As in Motte-Fouque's tale of 1811, Ashton's source, Ondine is a water nymph without a soul who breaks the laws of nature - fatally - by marrying a mortal. On their first encounter, Wildor's trembling curiosity is touching, her glee on discovering Palemon's heartbeat tenderly comic. Sensuality is only half the story. Wildor conveys such vivid delight in her watery element that you almost see oxygen bubbles popping round her as she dives and frisks, and rides its swirls and eddies.
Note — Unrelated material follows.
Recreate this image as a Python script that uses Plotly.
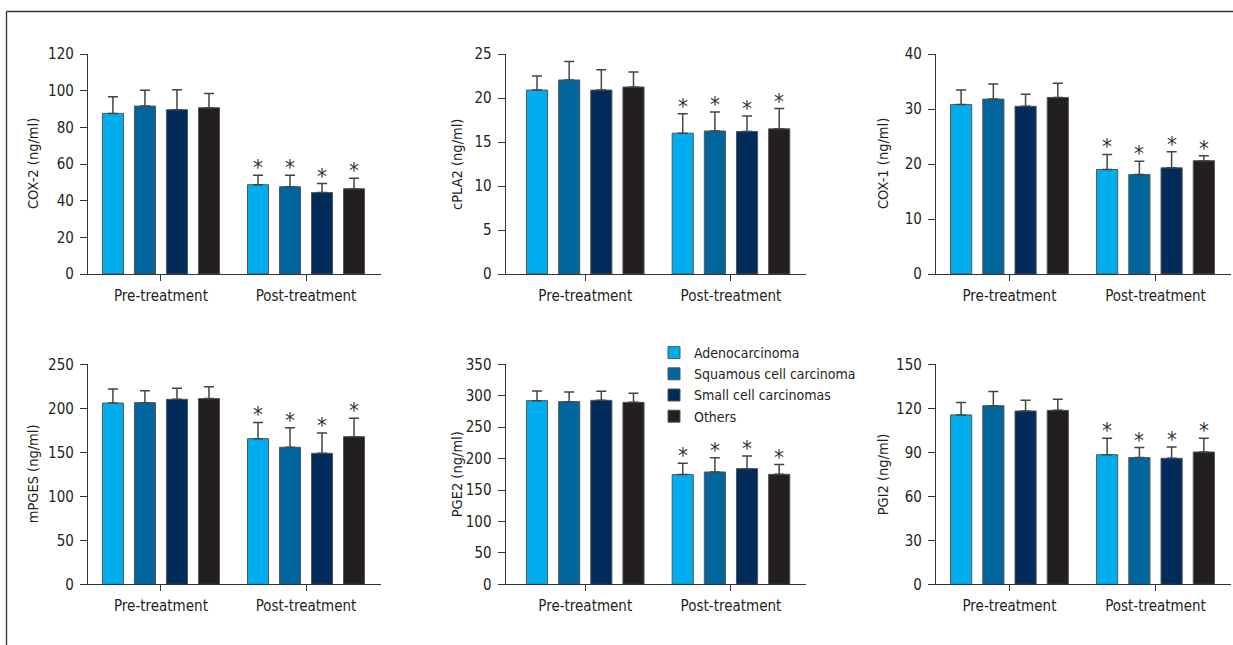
import plotly.graph_objects as go

W, H = 1233, 645

groups = ["Pre-treatment", "Post-treatment"]
series = ["Adenocarcinoma", "Squamous cell carcinoma", "Small cell carcinomas", "Others"]
colors = ["#00ADEE", "#00669D", "#002B5B", "#231F20"]

# mean values [pre, post] per series, and upper error (SD)
cox2_mean = [[87.6, 48.7], [91.6, 47.6], [89.6, 44.4], [90.7, 46.5]]
cox2_err = [[9.1, 5.1], [8.6, 6.2], [10.9, 4.9], [7.8, 5.7]]

cpla2_mean = [[20.9, 16.0], [22.05, 16.25], [20.9, 16.2], [21.25, 16.5]]
cpla2_err = [[1.6, 2.2], [2.1, 2.15], [2.3, 1.75], [1.7, 2.3]]

cox1_mean = [[30.8, 19.0], [31.8, 18.1], [30.5, 19.3], [32.1, 20.6]]
cox1_err = [[2.65, 2.75], [2.75, 2.4], [2.2, 2.95], [2.6, 0.9]]

mpges_mean = [[206.0, 165.5], [206.4, 155.7], [210.2, 148.9], [211.0, 167.8]]
mpges_err = [[16.0, 18.5], [13.6, 22.3], [12.5, 23.1], [13.6, 20.8]]

pge2_mean = [[292.2, 174.5], [290.6, 178.7], [292.7, 184.0], [289.5, 175.0]]
pge2_err = [[15.4, 18.0], [15.4, 22.8], [14.3, 20.0], [14.3, 15.4]]

pgi2_mean = [[115.5, 88.4], [121.8, 86.4], [118.2, 85.9], [118.6, 90.2]]
pgi2_err = [[8.4, 11.1], [9.6, 6.8], [7.3, 7.7], [7.5, 9.3]]

post_significant = [True, True, True, True]

panels = [
    dict(title="COX-2 (ng/ml)", mean=cox2_mean, err=cox2_err, ymax=120, dtick=20),
    dict(title="cPLA2 (ng/ml)", mean=cpla2_mean, err=cpla2_err, ymax=25, dtick=5),
    dict(title="COX-1 (ng/ml)", mean=cox1_mean, err=cox1_err, ymax=40, dtick=10),
    dict(title="mPGES (ng/ml)", mean=mpges_mean, err=mpges_err, ymax=250, dtick=50),
    dict(title="PGE2 (ng/ml)", mean=pge2_mean, err=pge2_err, ymax=350, dtick=50),
    dict(title="PGI2 (ng/ml)", mean=pgi2_mean, err=pgi2_err, ymax=150, dtick=30),
]

# layout geometry (pixels)
col_px = [(88, 381), (505.7, 806), (936, 1231)]
col_range = [(-0.503, 1.517), (-0.546, 1.515), (-0.503, 1.517)]
row_px = [(54, 274), (364.3, 584.3)]
title_x_px = [33, 457, 883]
slot = 0.2207
barw = 0.145

FONT = "DejaVu Sans Condensed, Liberation Sans Narrow, sans-serif"
TXT = "#231F20"
AX = "#333333"

fig = go.Figure()
annotations = []
for p, pan in enumerate(panels):
    r, c = divmod(p, 3)
    idx = p + 1
    xa = "x" if idx == 1 else f"x{idx}"
    ya = "y" if idx == 1 else f"y{idx}"
    for i, name in enumerate(series):
        xs = [g + (i - 1.5) * slot for g in range(len(groups))]
        fig.add_trace(go.Bar(
            x=xs, y=pan["mean"][i], width=barw, name=name,
            marker=dict(color=colors[i], line=dict(color="#555555", width=1)),
            error_y=dict(type="data", array=pan["err"][i], arrayminus=[0, 0],
                         symmetric=False, color="#444444", thickness=1.5, width=5),
            xaxis=xa, yaxis=ya, showlegend=(p == 4), legendrank=i,
            hoverinfo="skip",
        ))
        if post_significant[i]:
            annotations.append(dict(
                x=xs[1], y=pan["mean"][i][1] + pan["err"][i][1], xref=xa, yref=ya,
                text="*", showarrow=False, yanchor="bottom", yshift=-7,
                font=dict(family=FONT, size=22, color="#333333"),
            ))
    x0, x1 = col_px[c]
    y0, y1 = row_px[r]
    dom_x = [x0 / W, x1 / W]
    dom_y = [1 - y1 / H, 1 - y0 / H]
    common = dict(showgrid=False, zeroline=False, showline=True, linecolor=AX,
                  linewidth=1.3, ticks="outside", tickcolor=AX, tickwidth=1.3,
                  tickfont=dict(family=FONT, size=15, color=TXT))
    fig.layout[f"xaxis{'' if idx == 1 else idx}"] = dict(
        domain=dom_x, anchor=ya, range=list(col_range[c]),
        tickvals=list(range(len(groups))), ticktext=groups, ticklen=6,
        ticklabelstandoff=2, **common)
    fig.layout[f"yaxis{'' if idx == 1 else idx}"] = dict(
        domain=dom_y, anchor=xa, range=[0, pan["ymax"]], dtick=pan["dtick"],
        tick0=0, ticklen=7, ticklabelstandoff=3, **common)
    annotations.append(dict(
        x=title_x_px[c] / W, y=1 - (y0 + y1) / 2 / H, xref="paper", yref="paper",
        text=pan["title"], textangle=-90, showarrow=False,
        xanchor="center", yanchor="middle",
        font=dict(family=FONT, size=14.5, color=TXT),
    ))

fig.update_layout(
    width=W, height=H,
    margin=dict(l=0, r=0, t=0, b=0, autoexpand=False),
    paper_bgcolor="white", plot_bgcolor="white",
    barmode="overlay",
    annotations=annotations,
    legend=dict(x=654 / W, y=1 - 337 / H, xanchor="left", yanchor="top",
                bgcolor="rgba(0,0,0,0)", traceorder="normal",
                font=dict(family=FONT, size=14, color=TXT), tracegroupgap=0),
    shapes=[
        dict(type="line", xref="paper", yref="paper", x0=6.5 / W, x1=1,
             y0=1 - 11.5 / H, y1=1 - 11.5 / H, line=dict(color="#333333", width=1.3)),
        dict(type="line", xref="paper", yref="paper", x0=6.5 / W, x1=6.5 / W,
             y0=0, y1=1 - 11.5 / H, line=dict(color="#333333", width=1.3)),
    ],
)

fig.write_html("out.html", config={"displayModeBar": False},
               post_script="document.body.style.margin='0px';")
It helps, of course, to have a stage-lover she can really fancy, and Thursday's audience was treated to a true-life coupling by default. Injury in an earlier cast had prompted the hurried drafting-in of Adam Cooper, Wildor's beau (and now ex-Royal Ballet) and, my goodness, something really sparked between them. How often have we heard that what this company needs is a partnership with true romantic charisma? Well here it is: the real thing. Wildor and Cooper sizzle. And although choreographically the part of Palemon hasn't much to go on - he's what Ashton himself termed one of his "handsome dummies" - Cooper invested its small stock with such hungry, muscular fervour that the role became almost heroic.

As for Henze's score, one can only conclude that taste has undergone a seismic shift since the 1950s. OK, so there isn't anything you can hum (which is what Ashton had been angling for, God forbid). It is grand, moody and vibrantly coloured, its opulent iridescence recalling the sound world of Debussy, its scope so broad and free that the choreography seems swept along on its current, not bounded by its structure. Ashton, in an attempt to placate the composer who at the time suspected his score did not please, told him its climaxes were "better than Tristan". It's certainly among the best sea music I've heard. And under the baton of Andrea Quinn, the Royal Opera band sounded glorious. Clearly, on the strength of this revival, Ondine should be brought back into the regular repertoire, and sharpish.